Road accidents killed 114 people and injured 1,536 others on the first two days of the week-long Songkran or Water Festival holiday. If previous years are anything to go by, that death toll will have tripled by the weekend. Drunk driving is a national pastime here. So is speeding. (“Slow down” was the first Thai phrase I ever learned.) This helps explain why more than 12,000 people die in road accidents in Thailand every year. In Britain, a country with roughly the same population, it’s about 3,000.
Marko Cunningham calls Songkran “seven days of sex, alcohol, drugs, fights, car accidents and general mayhem.” Marko is an English teacher from New Zealand who works for Ruamkatanyu, a private charity which runs one of Bangkok’s volunteer ambulance services. I spent a few nights in his fascinating company while researching an upcoming story for Esquire (UK).

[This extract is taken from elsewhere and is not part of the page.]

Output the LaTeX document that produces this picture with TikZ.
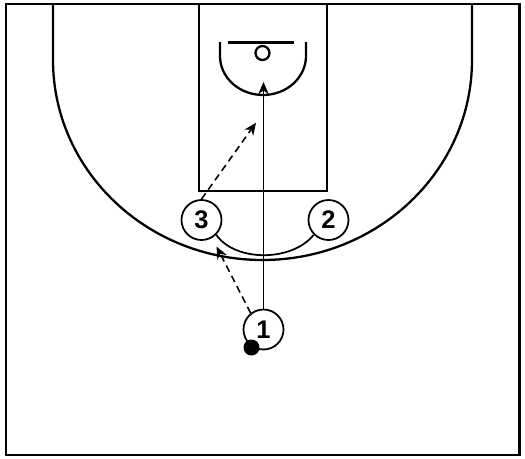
\documentclass[tikz,border=0pt]{standalone}
\usepackage{fontspec}
\newfontfamily\playerfont{Liberation Sans}
\usetikzlibrary{arrows.meta}
\tikzset{
    court/.style={line width=1.3pt},
    player/.style={circle, draw, line width=1pt, fill=white, minimum size=0.8cm, inner sep=0pt,
        font=\playerfont\bfseries\fontsize{14.5}{16}\selectfont},
    ball/.style={circle, fill=black, minimum size=0.32cm, inner sep=0pt},
    drivearrow/.style={line width=0.9pt, -{Stealth[length=7pt,width=6pt]}},
    passarrow/.style={line width=0.9pt, dash pattern=on 4pt off 2.6pt, -{Stealth[length=7pt,width=6pt]}},
    screenline/.style={line width=1pt}
}

\begin{document}
\begin{tikzpicture}[x=0.02cm, y=0.02cm]
    \useasboundingbox (0,0) rectangle (525,458);

    % Court outline
    \draw[court] (6,3) rectangle (519.5,454);

    % Three point line
    \draw[court] (53,454) -- (53,398) arc[start angle=180, end angle=360, x radius=209.5, y radius=200] -- (472,454);

    % Lane
    \draw[court] (199,267) rectangle (327,454);

    % Backboard, hoop and restricted area
    \draw[court] (228,415.5) -- (294,415.5);
    \draw[court] (262.5,405) circle (7);
    \draw[court] (220,416) -- (220,402) arc[start angle=180, end angle=360, x radius=43, y radius=39] -- (306,416);

    % Players
    \foreach \n/\x/\y in {3/201.5/238, 2/328.5/238, 1/263.5/128.5} {
        \node[player] (p\n) at (\x, \y) {\n};
    }
    \node[ball] (ball) at (251.5,110.5) {};

    % Drive, passes and screen
    \coordinate (rim) at (263.5,376);
    \coordinate (wing) at (216.5,211.5);
    \coordinate (post) at (256,335.3);
    \draw[drivearrow] (p1.north) -- (rim);
    \draw[passarrow] (p1.128) -- (wing);
    \draw[passarrow] (p3.north) -- (post);
    \draw[screenline] (p3.-45) .. controls (235,196) and (292,196) .. (p2.-135);

\end{tikzpicture}
\end{document}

Marko’s path to Thailand is littered with car accidents. He reckons he has now survived more than a dozen. At 16, his friend Ralph was killed by a drunk driver. Later, Marko smashed his car into a taxi and woke up in hospital with a serious head injury. Later, in South Korea, where he taught English, he got drunk, then stole and totalled a BMW. “Grand Theft Auto ceased to be just a computer game for me,” he writes in his new book Sleeping With The Dead.
So perhaps Marko was predestined to end up in a country with one of the world’s poorest road safety records. Talk to him and you realize that a grim fact unites the nation, even in these politically divisive times. “Ask any Thai,” says Marko. “Everyone has a family member who has died or been seriously injured in a traffic accident.”